Dreiser’s portrayal of Jennie does not allow the reader to feel sorry for her. Vesta, Jennie’s child, is not the product of sin but the offspring of an all-suffering, all-giving earth mother. Dreiser’s depiction of Jennie as a child of nature verifies this impression. Despite society and its narrow views, Jennie is not destroyed or even dismayed. She is delighted with her child and thus snatches her joy and fulfillment from a seeming disaster. As long as she can give, be it to child or lover, she is unassailable.
The second seduction occurs when the Gerhardts, except for Old Gerhardt, move to Cleveland at the behest of brother Bass and supposedly at his expense. Bass is expansive and generous for a while, but he begins to demand more and more until Jennie must take a position as a chambermaid at the Bracebridge house, where she meets Lester Kane. Once again, as with Brander Matthews, the seduction wears the facade of obligation—this time because Lester Kane helps the family when Old Gerhardt suffers debilitating burns that deprive him of his glassblowing trade, his sole means of support. Lester has pursued Jennie, and his help fosters the ensuing affair. Like the first seduction, however, the second is not the simple matter it seems.

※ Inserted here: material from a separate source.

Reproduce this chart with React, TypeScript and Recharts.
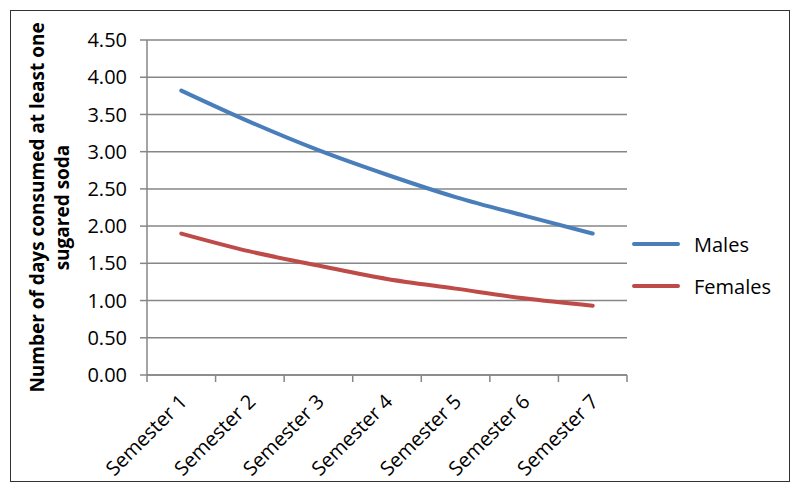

Lester Kane is Dreiser’s portrayal of the enlightened man—the man who has serious doubts about religion, morality, societal restrictions, and mores. He serves the basic needs of Jennie’s character; he also understands his own needs for the devotion, care, and understanding that Jennie is able and willing to give. With his willingness to make a more or less permanent commitment to Jennie, he seems to be a match, but Lester also understands the restrictions of class that forbid him to marry Jennie and feels the strong pull of family duty, which requires that he play a vital part in shaping the family’s considerable enterprises. Lester, then, is caught with Jennie, as Dreiser puts it, between the “upper and nether millstones of society.”

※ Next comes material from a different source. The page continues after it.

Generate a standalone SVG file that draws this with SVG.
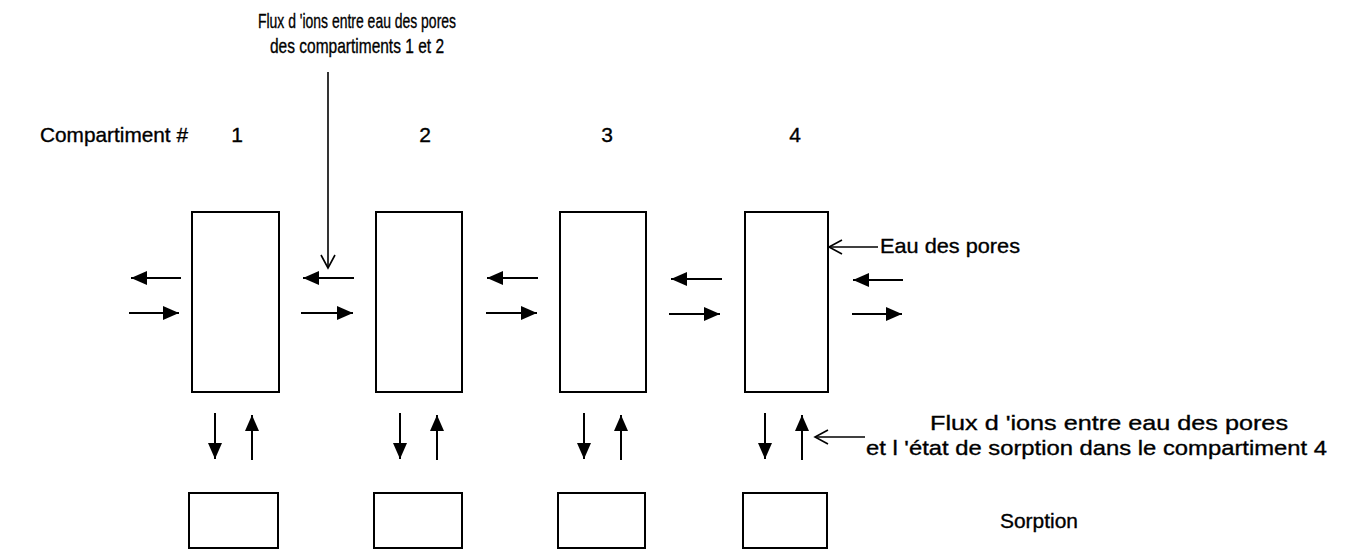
<svg xmlns="http://www.w3.org/2000/svg" width="1346" height="550" viewBox="0 0 1346 550">
  <style>
    .box { fill: #fff; stroke: #000; stroke-width: 2; }
    .flow { stroke: #000; stroke-width: 2; fill: none; marker-end: url(#solid); }
    .call { stroke: #000; stroke-width: 1.6; fill: none; marker-end: url(#open); }
    text { font-family: "Liberation Sans", Arial, sans-serif; font-size: 21px; fill: #000; stroke: #000; stroke-width: 0.35; }
  </style>
  <defs>
    <marker id="solid" markerUnits="userSpaceOnUse" markerWidth="18" markerHeight="16" refX="16" refY="7" orient="auto">
      <path d="M0,0 L16,7 L0,14 z" fill="#000"/>
    </marker>
    <marker id="open" markerUnits="userSpaceOnUse" markerWidth="16" markerHeight="18" refX="14" refY="8" orient="auto">
      <path d="M1,1 L14,8 L1,15" fill="none" stroke="#000" stroke-width="1.6"/>
    </marker>
  </defs>

  <!-- labels -->
  <g id="labels">
    <text x="40" y="142" textLength="148" lengthAdjust="spacingAndGlyphs">Compartiment #</text>
    <text x="237" y="142" text-anchor="middle">1</text>
    <text x="425" y="142" text-anchor="middle">2</text>
    <text x="607" y="142" text-anchor="middle">3</text>
    <text x="795" y="142" text-anchor="middle">4</text>
    <text x="258" y="28" textLength="198" lengthAdjust="spacingAndGlyphs">Flux d 'ions entre eau des pores</text>
    <text x="270" y="53" textLength="174" lengthAdjust="spacingAndGlyphs">des compartiments 1 et 2</text>
    <text x="880" y="253" textLength="140" lengthAdjust="spacingAndGlyphs">Eau des pores</text>
    <text x="930" y="430" textLength="358" lengthAdjust="spacingAndGlyphs">Flux d 'ions entre eau des pores</text>
    <text x="866" y="455" textLength="461" lengthAdjust="spacingAndGlyphs">et l 'état de sorption dans le compartiment 4</text>
    <text x="1000" y="528" textLength="78" lengthAdjust="spacingAndGlyphs">Sorption</text>
  </g>

  <!-- pore-water compartments -->
  <g id="pore1"><rect class="box" x="192" y="212" width="87" height="180"/></g>
  <g id="pore2"><rect class="box" x="376" y="212" width="86" height="180"/></g>
  <g id="pore3"><rect class="box" x="560" y="212" width="86" height="180"/></g>
  <g id="pore4"><rect class="box" x="745" y="212" width="83" height="180"/></g>

  <!-- sorption compartments -->
  <g id="sorp1"><rect class="box" x="189" y="493" width="89" height="55"/></g>
  <g id="sorp2"><rect class="box" x="374" y="493" width="88" height="55"/></g>
  <g id="sorp3"><rect class="box" x="558" y="493" width="87" height="55"/></g>
  <g id="sorp4"><rect class="box" x="743" y="493" width="84" height="55"/></g>

  <g id="connectors">
    <!-- horizontal exchange between pore waters -->
    <line class="flow" x1="181" y1="278" x2="131" y2="278"/>
    <line class="flow" x1="129" y1="313" x2="179" y2="313"/>
    <line class="flow" x1="354" y1="278" x2="303" y2="278"/>
    <line class="flow" x1="301" y1="313" x2="353" y2="313"/>
    <line class="flow" x1="538" y1="278" x2="487" y2="278"/>
    <line class="flow" x1="486" y1="313" x2="537" y2="313"/>
    <line class="flow" x1="722" y1="279" x2="671" y2="279"/>
    <line class="flow" x1="669" y1="314" x2="720" y2="314"/>
    <line class="flow" x1="903" y1="280" x2="853" y2="280"/>
    <line class="flow" x1="852" y1="314" x2="902" y2="314"/>

    <!-- vertical exchange with sorption -->
    <line class="flow" x1="215" y1="413" x2="215" y2="459"/>
    <line class="flow" x1="252" y1="460" x2="252" y2="415"/>
    <line class="flow" x1="400" y1="413" x2="400" y2="459"/>
    <line class="flow" x1="437" y1="460" x2="437" y2="415"/>
    <line class="flow" x1="584" y1="413" x2="584" y2="459"/>
    <line class="flow" x1="621" y1="460" x2="621" y2="415"/>
    <line class="flow" x1="765" y1="413" x2="765" y2="459"/>
    <line class="flow" x1="802" y1="460" x2="802" y2="415"/>

    <!-- callouts -->
    <line class="call" x1="328" y1="72" x2="328" y2="268"/>
    <line class="call" x1="878" y1="247" x2="829" y2="247"/>
    <line class="call" x1="865" y1="437" x2="815" y2="437"/>
  </g>
</svg>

When Jennie and Lester set up their clandestine apartment in Chicago, they are enormously happy until they are discovered by Lester’s family; the newspapers make front-page news of the discovery, and Jennie reveals to Lester that she has hidden the existence of her daughter, Vesta, from him. Amazingly, Lester weathers all these shocks and even brings Vesta and Old Gerhardt to share the apartment with them, but Lester’s “indiscretions” have allowed his less heroically inclined brother to take control of the family business, and when his father dies, his will decrees that Lester must make a choice. If he marries Jennie, he gets a pittance; if he leaves her, he gets a normal portion. At this point, Letty, an old flame of Lester—of the “right” class—surfaces, and Jennie, fully recognizing the mutual sacrifices she and Lester will have to make whether he leaves or stays, encourages him to leave her.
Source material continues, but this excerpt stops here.